Per carità, un incidente capita a qualunque giornalista, chi è senza peccato eccetera. Meno comprensibile è che, per avvalorare la propria tesi, si esibiscano prove che non sono prove, anzi. Infatti i legali della testimone allegano un cd-rom con la registrazione di circa tre ore e mezza di conversazione tra la Amurri e la signora Aula, per dimostrare che fu la fonte a dirle quelle cose, non la creatività della convenuta. Peccato che il giudice, forse contrariamente a quanto ci si aspettasse, se le sorbisce tutte, le tre ore e mezza di chiacchierata, ma della partecipazione di Cuffaro al matrimonio non trova traccia. Quindi la notizia era falsa, inventata dal teste della Trattativa. Con relative conseguenze.

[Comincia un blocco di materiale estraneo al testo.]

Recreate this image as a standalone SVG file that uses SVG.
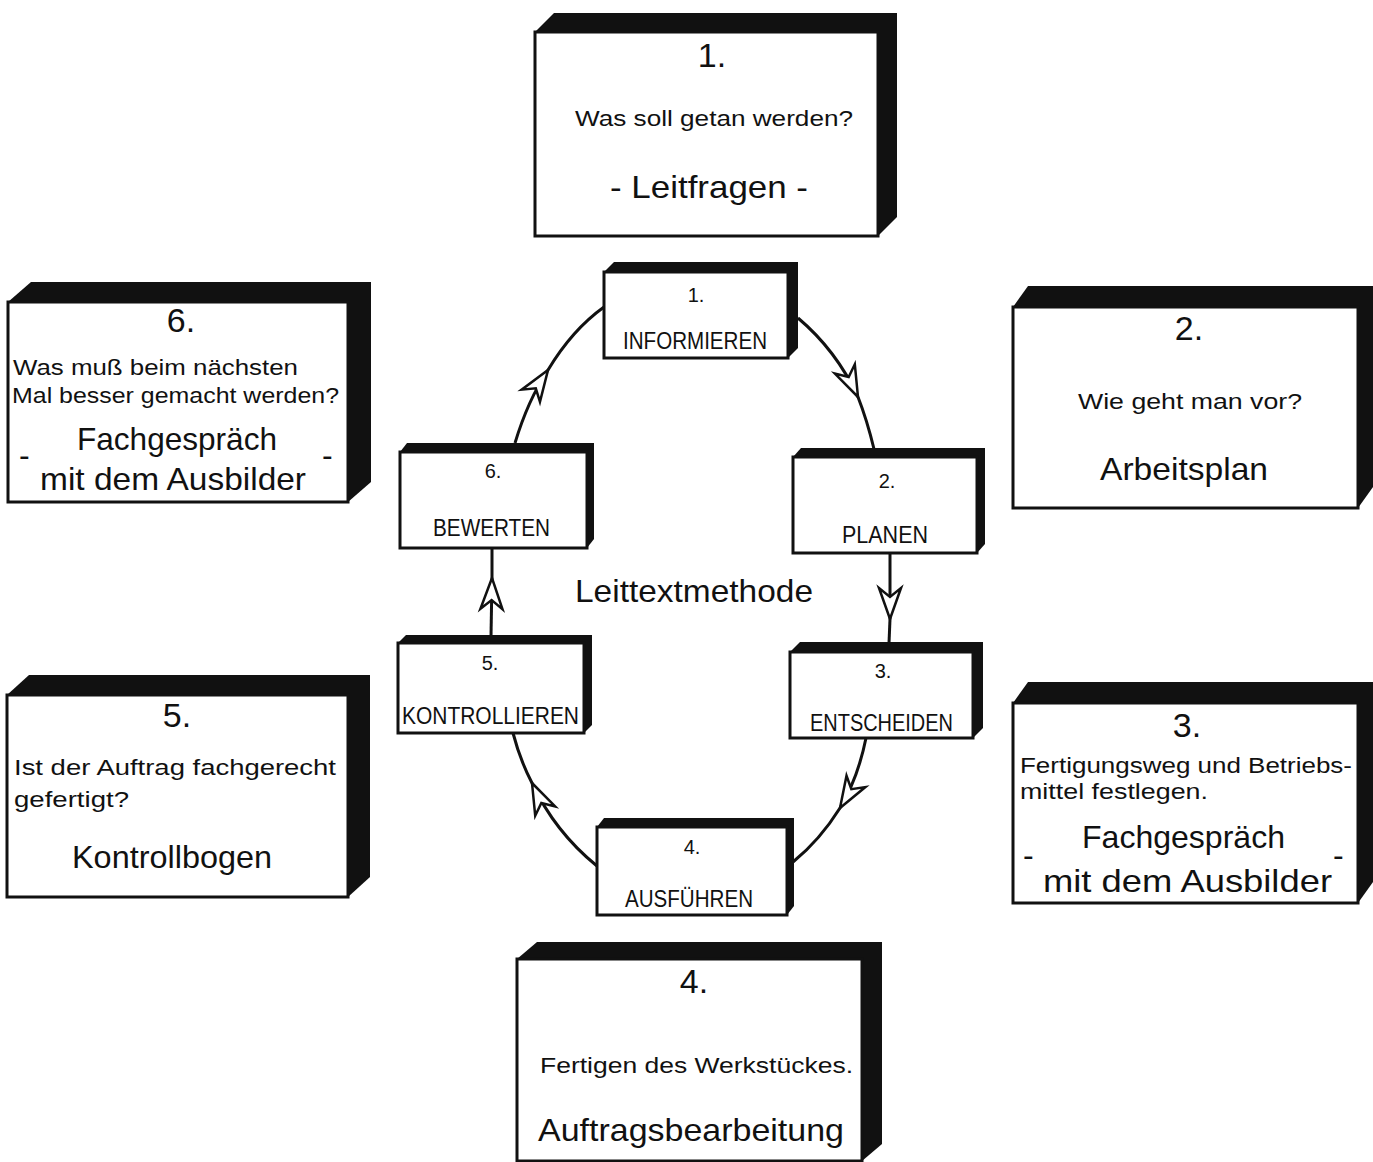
<svg xmlns="http://www.w3.org/2000/svg" width="1373" height="1162" viewBox="0 0 1373 1162">
<style>
text{font-family:"Liberation Sans","DejaVu Sans",Arial,sans-serif;fill:#111}
.front{fill:#fff;stroke:#111;stroke-width:3}
.side{fill:#111}
.n{font-size:34px;text-anchor:middle}
.q{font-size:22px}
.h{font-size:32px}
.sn{font-size:20px;text-anchor:middle}
.sl{font-size:24px}
.c{fill:none;stroke:#111;stroke-width:3}
.title{font-size:32px}
</style>
<defs>
<marker id="ah" markerUnits="userSpaceOnUse" viewBox="-36 -16 40 32" refX="0" refY="0" markerWidth="40" markerHeight="32" orient="auto" overflow="visible">
<path d="M0,0 L-31,-11 L-22,0 L-31,11 Z" fill="#fff" stroke="#111" stroke-width="2.5" stroke-linejoin="miter"/>
</marker>
</defs>

<g id="connectors">
<path class="c" d="M798,318 Q836,350 858,397" marker-end="url(#ah)"/>
<path class="c" d="M858,397 Q867,420 874,449"/>
<path class="c" d="M890,553 L890,619" marker-end="url(#ah)"/>
<path class="c" d="M890,619 L889,643"/>
<path class="c" d="M866,738 Q858,778 840,808" marker-end="url(#ah)"/>
<path class="c" d="M840,808 Q820,840 793,862"/>
<path class="c" d="M597,866 Q555,832 532,783" marker-end="url(#ah)"/>
<path class="c" d="M532,783 Q520,760 513,733"/>
<path class="c" d="M491,636 L492,578" marker-end="url(#ah)"/>
<path class="c" d="M492,578 L492,548"/>
<path class="c" d="M515,443 Q528,400 548,370" marker-end="url(#ah)"/>
<path class="c" d="M548,370 Q572,330 604,307"/>
</g>

<g id="box1">
<polygon class="side" points="535,32 554,13 897,13 897,217 878,236 535,236"/>
<rect class="front" x="535" y="32" width="343" height="204"/>
<text class="n" x="712" y="67">1.</text>
<text class="q" x="575" y="126" textLength="278" lengthAdjust="spacingAndGlyphs">Was soll getan werden?</text>
<text class="h" x="610" y="198" textLength="198" lengthAdjust="spacingAndGlyphs">- Leitfragen -</text>
</g>

<g id="box2">
<polygon class="side" points="1013,307 1028,286 1373,286 1373,487 1358,508 1013,508"/>
<rect class="front" x="1013" y="307" width="345" height="201"/>
<text class="n" x="1189" y="340">2.</text>
<text class="q" x="1078" y="409" textLength="224" lengthAdjust="spacingAndGlyphs">Wie geht man vor?</text>
<text class="h" x="1100" y="480" textLength="168" lengthAdjust="spacingAndGlyphs">Arbeitsplan</text>
</g>

<g id="box3">
<polygon class="side" points="1013,703 1028,682 1373,682 1373,882 1358,903 1013,903"/>
<rect class="front" x="1013" y="703" width="345" height="200"/>
<text class="n" x="1187" y="737">3.</text>
<text class="q" x="1020" y="773" textLength="332" lengthAdjust="spacingAndGlyphs">Fertigungsweg und Betriebs-</text>
<text class="q" x="1020" y="799" textLength="188" lengthAdjust="spacingAndGlyphs">mittel festlegen.</text>
<text class="h" x="1082" y="848" textLength="203" lengthAdjust="spacingAndGlyphs">Fachgespräch</text>
<text class="h" x="1023" y="866">-</text>
<text class="h" x="1043" y="892" textLength="289" lengthAdjust="spacingAndGlyphs">mit dem Ausbilder</text>
<text class="h" x="1333" y="866">-</text>
</g>

<g id="box4">
<polygon class="side" points="517,959 537,942 882,942 882,1144 862,1161 517,1161"/>
<rect class="front" x="517" y="959" width="345" height="202"/>
<text class="n" x="694" y="993">4.</text>
<text class="q" x="540" y="1073" textLength="313" lengthAdjust="spacingAndGlyphs">Fertigen des Werkstückes.</text>
<text class="h" x="538" y="1141" textLength="306" lengthAdjust="spacingAndGlyphs">Auftragsbearbeitung</text>
</g>

<g id="box5">
<polygon class="side" points="7,695 29,675 370,675 370,877 348,897 7,897"/>
<rect class="front" x="7" y="695" width="341" height="202"/>
<text class="n" x="177" y="727">5.</text>
<text class="q" x="14" y="775" textLength="322" lengthAdjust="spacingAndGlyphs">Ist der Auftrag fachgerecht</text>
<text class="q" x="14" y="807" textLength="115" lengthAdjust="spacingAndGlyphs">gefertigt?</text>
<text class="h" x="72" y="868" textLength="200" lengthAdjust="spacingAndGlyphs">Kontrollbogen</text>
</g>

<g id="box6">
<polygon class="side" points="8,302 31,282 371,282 371,482 348,502 8,502"/>
<rect class="front" x="8" y="302" width="340" height="200"/>
<text class="n" x="181" y="332">6.</text>
<text class="q" x="13" y="375" textLength="285" lengthAdjust="spacingAndGlyphs">Was muß beim nächsten</text>
<text class="q" x="12" y="403" textLength="327" lengthAdjust="spacingAndGlyphs">Mal besser gemacht werden?</text>
<text class="h" x="77" y="450" textLength="200" lengthAdjust="spacingAndGlyphs">Fachgespräch</text>
<text class="h" x="19" y="466">-</text>
<text class="h" x="40" y="490" textLength="266" lengthAdjust="spacingAndGlyphs">mit dem Ausbilder</text>
<text class="h" x="322" y="466">-</text>
</g>

<g id="step1">
<polygon class="side" points="604,272 614,262 798,262 798,348 788,358 604,358"/>
<rect class="front" x="604" y="272" width="184" height="86"/>
<text class="sn" x="696" y="302">1.</text>
<text class="sl" x="623" y="349" textLength="144" lengthAdjust="spacingAndGlyphs">INFORMIEREN</text>
</g>

<g id="step2">
<polygon class="side" points="793,457 801,448 985,448 985,544 977,553 793,553"/>
<rect class="front" x="793" y="457" width="184" height="96"/>
<text class="sn" x="887" y="488">2.</text>
<text class="sl" x="842" y="543" textLength="86" lengthAdjust="spacingAndGlyphs">PLANEN</text>
</g>

<g id="step3">
<polygon class="side" points="790,652 800,642 983,642 983,728 973,738 790,738"/>
<rect class="front" x="790" y="652" width="183" height="86"/>
<text class="sn" x="883" y="678">3.</text>
<text class="sl" x="810" y="731" textLength="143" lengthAdjust="spacingAndGlyphs">ENTSCHEIDEN</text>
</g>

<g id="step4">
<polygon class="side" points="597,827 604,818 794,818 794,906 787,915 597,915"/>
<rect class="front" x="597" y="827" width="190" height="88"/>
<text class="sn" x="692" y="854">4.</text>
<text class="sl" x="625" y="907" textLength="128" lengthAdjust="spacingAndGlyphs">AUSFÜHREN</text>
</g>

<g id="step5">
<polygon class="side" points="398,643 406,635 592,635 592,725 584,733 398,733"/>
<rect class="front" x="398" y="643" width="186" height="90"/>
<text class="sn" x="490" y="670">5.</text>
<text class="sl" x="402" y="724" textLength="177" lengthAdjust="spacingAndGlyphs">KONTROLLIEREN</text>
</g>

<g id="step6">
<polygon class="side" points="400,452 407,443 594,443 594,539 587,548 400,548"/>
<rect class="front" x="400" y="452" width="187" height="96"/>
<text class="sn" x="493" y="478">6.</text>
<text class="sl" x="433" y="536" textLength="117" lengthAdjust="spacingAndGlyphs">BEWERTEN</text>
</g>

<text class="title" x="575" y="602" textLength="238" lengthAdjust="spacingAndGlyphs">Leittextmethode</text>
</svg>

Stupisce, ancora, l’insospettato garantismo della posizione della difesa, speculare e opposto al racconto manettaro di quelle due pagine (8 e 9) pubblicate dal Fatto nel 2009: «Scrivere della partecipazione ad un matrimonio di un mafioso o dell’interessamento dei boss alla carriera politica di qualcuno, non equivale a rendere automaticamente mafiosi gli invitati… né si può dire che l’appoggio politico della mafia ci sia effettivamente stato». Verissimo, però di dubbia credibilità se si inquadrano contenuto, titolo, occhiello e catenaccio dell’articolo, orientati verso l’opposto.
Il giudice, infine, esclude che l’articolo possa aver influito sulle scelte di altri magistrati che in quei giorni stavano decidendo – manco a farlo apposta – proprio sulle sorti penali di Cuffaro, che ne uscirà ammanettato: ma qui ognuno è libero di pensare ciò che vuole. Almeno finora.